Your Annual Percentage Rate

Whenever you make purchases using your credit card, you’re subject to the rate of interest that a bank is charging you to borrow from them. This is known as an APR or Annual Percentage Rate. While it’s listed as a yearly rate, your credit card company will use it to calculate the fee that you incur during each monthly billing period.

Calculating Daily Credit Card Interest

If you decide to keep an outstanding balance on your credit card and not pay off the full balance each month, you’ll start to accumulate an amount of interest that is added to your outstanding balance each day. While your APR is listed as a yearly amount, it can be broken up into days by dividing it by 365.
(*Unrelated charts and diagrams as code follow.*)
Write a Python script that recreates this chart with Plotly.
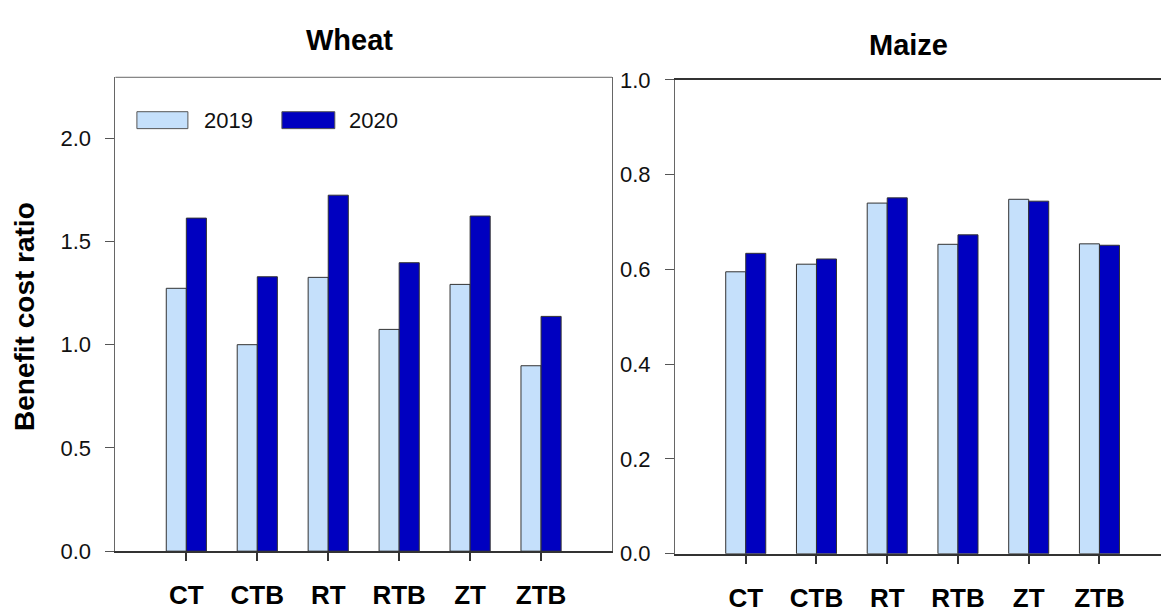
import plotly.graph_objects as go

# Benefit cost ratio by tillage/residue treatment, two seasons, two crops
treatments = ["CT", "CTB", "RT", "RTB", "ZT", "ZTB"]
years = ["2019", "2020"]

wheat_2019 = [1.273, 1.000, 1.326, 1.074, 1.292, 0.898]
wheat_2020 = [1.613, 1.329, 1.724, 1.397, 1.623, 1.137]

maize_2019 = [0.595, 0.611, 0.740, 0.653, 0.748, 0.654]
maize_2020 = [0.634, 0.622, 0.751, 0.673, 0.744, 0.651]

wheat_ticks = [0.0, 0.5, 1.0, 1.5, 2.0]
maize_ticks = [0.0, 0.2, 0.4, 0.6, 0.8, 1.0]

LIGHT = "#c5e0fb"
DARK = "#0000c0"
EDGE = "#333333"
FONT = "Arial, Liberation Sans, sans-serif"

W, H = 1161, 613
xpos = list(range(len(treatments)))

fig = go.Figure()

for vals, color, name in [(wheat_2019, LIGHT, years[0]), (wheat_2020, DARK, years[1])]:
    fig.add_trace(go.Bar(x=xpos, y=vals, name=name, marker=dict(color=color, line=dict(color=EDGE, width=1)),
                         xaxis="x", yaxis="y", showlegend=False, offsetgroup=name))
for vals, color, name in [(maize_2019, LIGHT, years[0]), (maize_2020, DARK, years[1])]:
    fig.add_trace(go.Bar(x=xpos, y=vals, name=name, marker=dict(color=color, line=dict(color=EDGE, width=1)),
                         xaxis="x2", yaxis="y2", showlegend=False, offsetgroup=name))

def px_x(v):
    return v / W

def px_y(v):
    return 1 - v / H

tick_font = dict(family=FONT, size=22, color="#111111")
cat_font = dict(family=FONT, size=26, color="#000000", weight="bold")

common_x = dict(tickmode="array", tickvals=xpos, ticktext=treatments, ticks="outside", ticklen=8,
                tickwidth=1.5, tickcolor="#333333", tickfont=cat_font, showgrid=False, zeroline=False,
                showline=True, linecolor="#333333", linewidth=2, ticklabelstandoff=12)
common_y = dict(tickmode="array", ticks="outside", ticklen=9, tickwidth=1, tickcolor="#555555",
                tickfont=tick_font, showgrid=False, zeroline=False, showline=True, linecolor="#666666",
                linewidth=1, tickformat=".1f", ticklabelstandoff=10)

fig.update_layout(
    width=W, height=H,
    margin=dict(l=0, r=0, t=0, b=0),
    paper_bgcolor="white", plot_bgcolor="white",
    barmode="group", bargap=0.434, bargroupgap=0,
    xaxis=dict(domain=[px_x(115.4), px_x(612)], range=[-1.0, 6.0], anchor="y", **common_x),
    yaxis=dict(domain=[px_y(564), px_y(68.3)], range=[0, 2.295], anchor="x", tickvals=wheat_ticks,
               mirror=True, **common_y),
    xaxis2=dict(domain=[px_x(675), 1.0], range=[-1.0, 5.87], anchor="y2", mirror=True, **common_x),
    yaxis2=dict(domain=[px_y(566.7), px_y(71)], range=[0, 1.0], anchor="x2", tickvals=maize_ticks,
                **common_y),
)

# thin top border of the wheat panel
fig.add_shape(type="line", xref="x domain", yref="y domain", x0=0, x1=1, y0=1, y1=1,
              line=dict(color="#666666", width=1))

# panel titles and shared y-axis title
fig.add_annotation(text="Wheat", x=px_x(350), y=px_y(29), xref="paper", yref="paper", showarrow=False,
                   font=dict(family=FONT, size=29, color="#000000", weight="bold"), xanchor="center", yanchor="middle")
fig.add_annotation(text="Maize", x=px_x(909), y=px_y(35), xref="paper", yref="paper", showarrow=False,
                   font=dict(family=FONT, size=29, color="#000000", weight="bold"), xanchor="center", yanchor="middle")
fig.add_annotation(text="Benefit cost ratio", x=px_x(25), y=px_y(319), xref="paper", yref="paper",
                   showarrow=False, textangle=-90,
                   font=dict(family=FONT, size=28, color="#000000", weight="bold"), xanchor="center", yanchor="middle")

# legend: wide swatches with year labels inside the wheat panel
legend_items = [(years[0], LIGHT, 136.9, 187.9, 201.6), (years[1], DARK, 281.9, 334.8, 346.7)]
for label, color, sx0, sx1, tx in legend_items:
    fig.add_shape(type="rect", xref="paper", yref="paper", x0=px_x(sx0), x1=px_x(sx1),
                  y0=px_y(122), y1=px_y(104.3), fillcolor=color, line=dict(color="#555555", width=1))
    fig.add_annotation(text=label, x=px_x(tx), y=px_y(113), xref="paper", yref="paper", showarrow=False,
                       xanchor="left", yanchor="middle", font=dict(family=FONT, size=22, color="#111111"))

fig.write_html("out.html")
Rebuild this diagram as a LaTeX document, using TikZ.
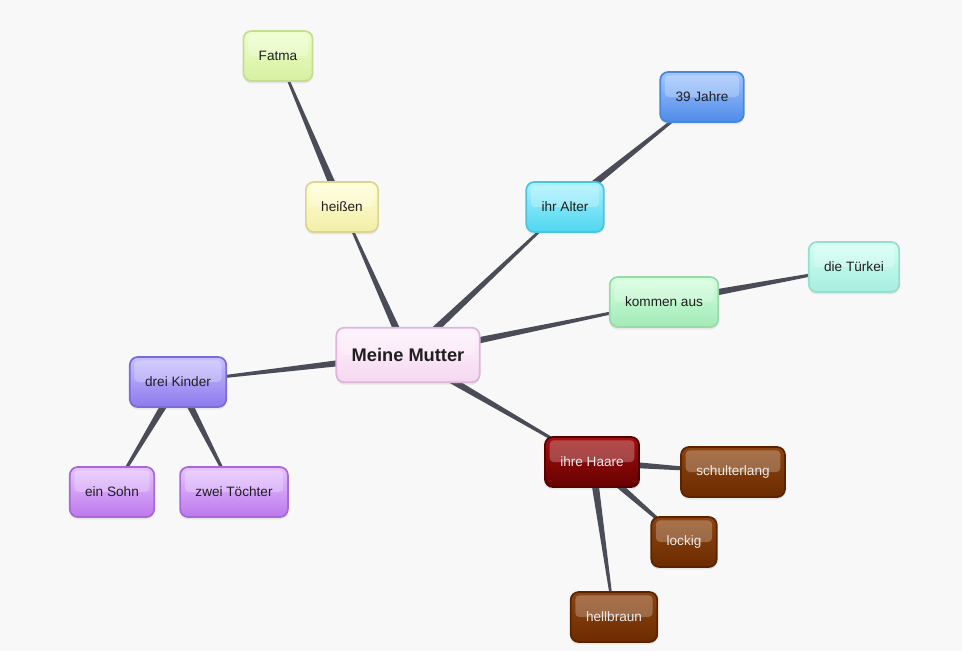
\documentclass[tikz,border=0pt]{standalone}
\usepackage{fontspec}
\setmainfont{Liberation Sans}
\usetikzlibrary{calc,backgrounds,shadows}

\definecolor{bgcol}{HTML}{F8F8F8}
\definecolor{linkcol}{HTML}{4A4D57}
% border, top and bottom of each kind of box
\definecolor{pinkB}{HTML}{DDB6D8}\definecolor{pinkT}{HTML}{FFF2FD}\definecolor{pinkL}{HTML}{F5D8F0}
\definecolor{yelB}{HTML}{DAD592}\definecolor{yelT}{HTML}{FFFFD6}\definecolor{yelL}{HTML}{F2EEA8}
\definecolor{limeB}{HTML}{C2DE8E}\definecolor{limeT}{HTML}{EEFFCC}\definecolor{limeL}{HTML}{D5F0A0}
\definecolor{cyanB}{HTML}{4CC4E0}\definecolor{cyanT}{HTML}{A8F2FF}\definecolor{cyanL}{HTML}{4FD6EF}
\definecolor{blueB}{HTML}{4A86DA}\definecolor{blueT}{HTML}{A2C6FF}\definecolor{blueL}{HTML}{4F8BE8}
\definecolor{mintB}{HTML}{98DAAA}\definecolor{mintT}{HTML}{D4FFDE}\definecolor{mintL}{HTML}{A2EAB6}
\definecolor{aquaB}{HTML}{98DDCD}\definecolor{aquaT}{HTML}{D2FFF4}\definecolor{aquaL}{HTML}{A6EEDE}
\definecolor{violB}{HTML}{7A6ADA}\definecolor{violT}{HTML}{C8BFFF}\definecolor{violL}{HTML}{8C7AEC}
\definecolor{lilaB}{HTML}{A868D8}\definecolor{lilaT}{HTML}{E6C4FF}\definecolor{lilaL}{HTML}{BC78EC}
\definecolor{redB}{HTML}{560000}\definecolor{redT}{HTML}{A01010}\definecolor{redL}{HTML}{680000}
\definecolor{brownB}{HTML}{5A2400}\definecolor{brownT}{HTML}{8C4410}\definecolor{brownL}{HTML}{6C2C00}

% tapered link: wide at the parent #1, narrow at the child #2
\newcommand{\branch}[2]{%
  \fill[linkcol] ($(#1)!3pt!90:(#2)$) -- ($(#2)!0.6pt!-90:(#1)$)
    -- ($(#2)!0.6pt!90:(#1)$) -- ($(#1)!3pt!-90:(#2)$) -- cycle;}

\begin{document}
\begin{tikzpicture}[x=0.75pt, y=-0.75pt,
    box/.style={rounded corners=6pt, draw=#1B, line width=1.3pt,
      top color=#1T, bottom color=#1L, text=black!88,
      minimum height=37.5pt, inner xsep=11.5pt, font=\fontsize{10.2}{12}\selectfont,
      drop shadow={opacity=0.15, shadow xshift=0pt, shadow yshift=-1.8pt},
      path picture={\fill[white, opacity=0.25, rounded corners=3pt]
        ([shift={(3.5pt,-2.5pt)}]path picture bounding box.north west) rectangle
        ([shift={(-3.5pt,0pt)}]path picture bounding box.east);}},
    darkbox/.style={box=#1, text=white!92!black}]

    \node[box=pink, minimum height=41pt,
      font=\fontsize{13.7}{16}\selectfont\bfseries] (mutter) at (408,355) {Meine Mutter};

    \node[box=yel] (heissen) at (342,207) {heißen};
    \node[box=lime] (fatma) at (278,56) {Fatma};
    \node[box=cyan] (alter) at (565,207) {ihr Alter};
    \node[box=blue] (jahre) at (702,97) {39 Jahre};
    \node[box=mint] (kommen) at (664,302) {kommen aus};
    \node[box=aqua] (tuerkei) at (854,267) {die Türkei};
    \node[box=viol] (kinder) at (178,382) {drei Kinder};
    \node[box=lila] (sohn) at (112,492) {ein Sohn};
    \node[box=lila] (toechter) at (234,492) {zwei Töchter};
    \node[darkbox=red] (haare) at (592,462) {ihre Haare};
    \node[darkbox=brown] (schulter) at (733,472) {schulterlang};
    \node[darkbox=brown] (lockig) at (684,542) {lockig};
    \node[darkbox=brown] (hell) at (614,617) {hellbraun};

    \begin{scope}[on background layer]
        \fill[bgcol] (0,0) rectangle (962,651);
        \branch{mutter}{heissen}
        \branch{heissen}{fatma}
        \branch{mutter}{alter}
        \branch{alter}{jahre}
        \branch{mutter}{kommen}
        \branch{kommen}{tuerkei}
        \branch{mutter}{kinder}
        \branch{kinder}{sohn}
        \branch{kinder}{toechter}
        \branch{mutter}{haare}
        \branch{haare}{schulter}
        \branch{haare}{lockig}
        \branch{haare}{hell}
    \end{scope}

\end{tikzpicture}
\end{document}
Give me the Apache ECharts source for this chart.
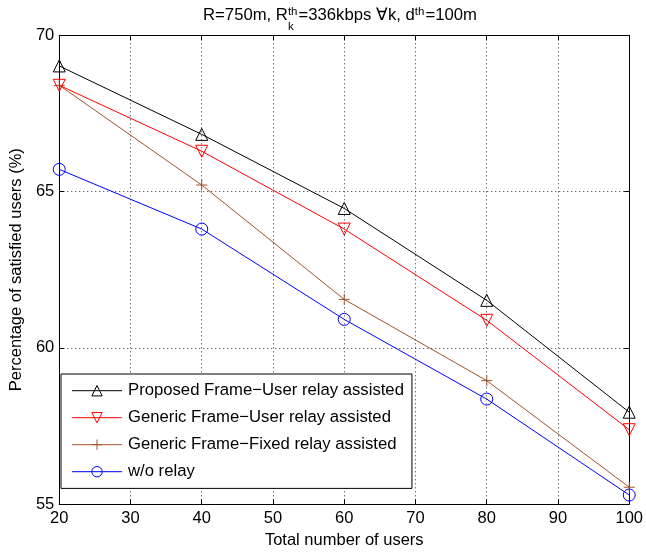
<!DOCTYPE html>
<html>
<head>
<meta charset="utf-8">
<script src="https://cdn.jsdelivr.net/npm/echarts@6/dist/echarts.min.js"></script>
<style>
html,body{margin:0;padding:0;background:#fff;}
#chart{width:646px;height:554px;}
</style>
</head>
<body>
<div id="chart"></div>
<script>
// ---- data ----
var users = [20, 40, 60, 80, 100];
var proposedFrameUser = [69.02, 66.83, 64.46, 61.52, 57.94];
var genericFrameUser  = [68.40, 66.29, 63.80, 60.88, 57.38];
var genericFrameFixed = [68.40, 65.21, 61.55, 58.95, 55.54];
var withoutRelay      = [65.71, 63.80, 60.91, 58.36, 55.29];
var seriesNames = [
  'Proposed Frame\u2212User relay assisted',
  'Generic Frame\u2212User relay assisted',
  'Generic Frame\u2212Fixed relay assisted',
  'w/o relay'
];
var xTicks = {min: 20, max: 100, step: 10};
var yTicks = {min: 55, max: 70, step: 5};
var titleParts = ['R=750m, R', 'th', 'k', '=336kbps \u2200k, d', 'th', '=100m'];
var xLabel = 'Total number of users';
var yLabel = 'Percentage of satisfied users (%)';

function pairs(ys){ return users.map(function(x,i){ return [x, ys[i]]; }); }

var FONT = '"Liberation Sans", Arial, Helvetica, sans-serif';
var chart = echarts.init(document.getElementById('chart'), null, {renderer:'canvas'});

// title built from text pieces (sub/superscripts stacked)
var ctx = document.createElement('canvas').getContext('2d');
function w(t, size){ ctx.font = size + 'px ' + FONT; return ctx.measureText(t).width; }
var mainSize = 16.7, smallSize = 11.5;
var wA = w(titleParts[0], mainSize), wSup = Math.max(w(titleParts[1], smallSize), w(titleParts[2], smallSize));
var wB = w(titleParts[3], mainSize), wSup2 = w(titleParts[4], smallSize), wC = w(titleParts[5], mainSize);
var total = wA + wSup + 1 + wB + wSup2 + 1 + wC;
var x0 = 340 - total / 2;
var baseY = 17.2, supY = 12.3, subY = 27.5;
var g = [];
function txt(t, x, y, size){
  g.push({type:'text', left:x, top:y - size*0.6, silent:true,
    style:{text:t, x:0, y:0, font: size + 'px ' + FONT, fill:'#000', textVerticalAlign:'top'}});
}
var cx = x0;
txt(titleParts[0], cx, baseY, mainSize); cx += wA;
txt(titleParts[1], cx, supY, smallSize);
txt(titleParts[2], cx, subY, smallSize); cx += wSup + 1;
txt(titleParts[3], cx, baseY, mainSize); cx += wB;
txt(titleParts[4], cx, supY, smallSize); cx += wSup2 + 1;
txt(titleParts[5], cx, baseY, mainSize);

var gridLine = {show:true, lineStyle:{color:'#333', width:1, type:[1,3]}};
var axisLine = {show:true, onZero:false, lineStyle:{color:'#000', width:1}};
var tick = {show:true, inside:true, length:5, lineStyle:{color:'#000', width:1}};
var labelStyle = {color:'#000', fontSize:16.5, fontFamily:FONT};

var colors = ['#000000', '#ff0000', '#a0522d', '#0000ff'];
var symbols = ['triangle', 'triangle', 'path://M5,0L5,10M0,5L10,5', 'circle'];
var rotates = [0, 180, 0, 0];
var sizes = [12, 12, 11, 12];
var dataSets = [proposedFrameUser, genericFrameUser, genericFrameFixed, withoutRelay];

var series = dataSets.map(function(d, i){
  return {
    name: seriesNames[i], type:'line', data: pairs(d),
    symbol: symbols[i], symbolSize: sizes[i], symbolRotate: rotates[i], showAllSymbol:true,
    lineStyle:{color:colors[i], width:1},
    itemStyle:{color:'rgba(255,255,255,0)', borderColor:colors[i], borderWidth:1},
    emphasis:{disabled:true}, z: 10 - i
  };
});

chart.setOption({
  animation:false,
  backgroundColor:'#fff',
  textStyle:{fontFamily:FONT},
  graphic: g,
  grid:{left:56.5, right:15.5, top:35.3, bottom:47.7, containLabel:false},
  legend:{
    orient:'vertical', left:61, top:374, data: seriesNames,
    itemWidth:50, itemHeight:13, itemGap:10,
    padding:[8.2, 8, 8.2, 10.5],
    borderColor:'#000', borderWidth:1, backgroundColor:'#fff',
    lineStyle:{width:1},
    itemStyle:{borderWidth:1},
    textStyle:{color:'#000', fontSize:16.7, fontFamily:FONT, padding:[0,0,0,1]},
    selectedMode:false
  },
  xAxis:[
    {type:'value', position:'bottom', min:xTicks.min, max:xTicks.max, interval:xTicks.step,
     name:xLabel, nameLocation:'middle', nameGap:25, nameTextStyle:labelStyle,
     axisLine:axisLine, axisTick:tick, axisLabel:Object.assign({margin:6}, labelStyle), splitLine:gridLine},
    {type:'value', position:'top', min:xTicks.min, max:xTicks.max, interval:xTicks.step,
     axisLine:axisLine, axisTick:tick, axisLabel:{show:false}, splitLine:{show:false}}
  ],
  yAxis:[
    {type:'value', position:'left', min:yTicks.min, max:yTicks.max, interval:yTicks.step,
     name:yLabel, nameLocation:'middle', nameGap:27, nameTextStyle:labelStyle,
     axisLine:axisLine, axisTick:tick, axisLabel:Object.assign({margin:5}, labelStyle), splitLine:gridLine},
    {type:'value', position:'right', min:yTicks.min, max:yTicks.max, interval:yTicks.step,
     axisLine:axisLine, axisTick:tick, axisLabel:{show:false}, splitLine:{show:false}}
  ],
  series: series
});
</script>
</body>
</html>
After each day has ended, your bank will take the current balance of your card and multiply that amount by the amount of daily interest that they charge. This process continues day by day until you completely pay off the full balance or a partial payment takes your account balance down to a lower number. If you make a partial payment, the bank will take the new amount that you owe and continue to charge you an amount of daily interest that’s added to your daily balance.

Example of Daily Interest

Let’s say you have a credit card that has an APR of 18 percent. To determine the daily rate of interest, you would divide 18 by 365. This gives you a daily interest rate of (18%/365 = .0493%) .0493 percent. If you have a current outstanding balance that is equal to $1000, you would owe an interest fee of ($1000 x .0493% = $0.49) $0.49 after the end of the first day. This fee is then added to your current balance and carried over to the next day.

The next day you begin with $1000.49. At the end of that day, you would incur another fee that would be equal to ($1000.49 x .0493% = $0.50) $0.50. Again, that amount would be added to your outstanding balance of $1000.49 to give you an account balance of $1000.99 for the next day. The process continues until the balance owed is zero.

The Effect of Compounding Interest

As you can see by the example, when you use a credit card and have an outstanding balance, the amount of interest that you pay compounds each day that the balance is left unpaid. When these type of charges accrue, you can actually end up paying a higher amount in interest payments then your APR. While you’d think that an 18 percent APR would only equal ($1000 x 18% = $180) $180 a year in fees. In actuality, it would be closer to $195 due to the effect of compounding interest.

Understanding how to calculate credit card interest gives you a good perspective of how much money you are actually paying your credit card company to lend you funds.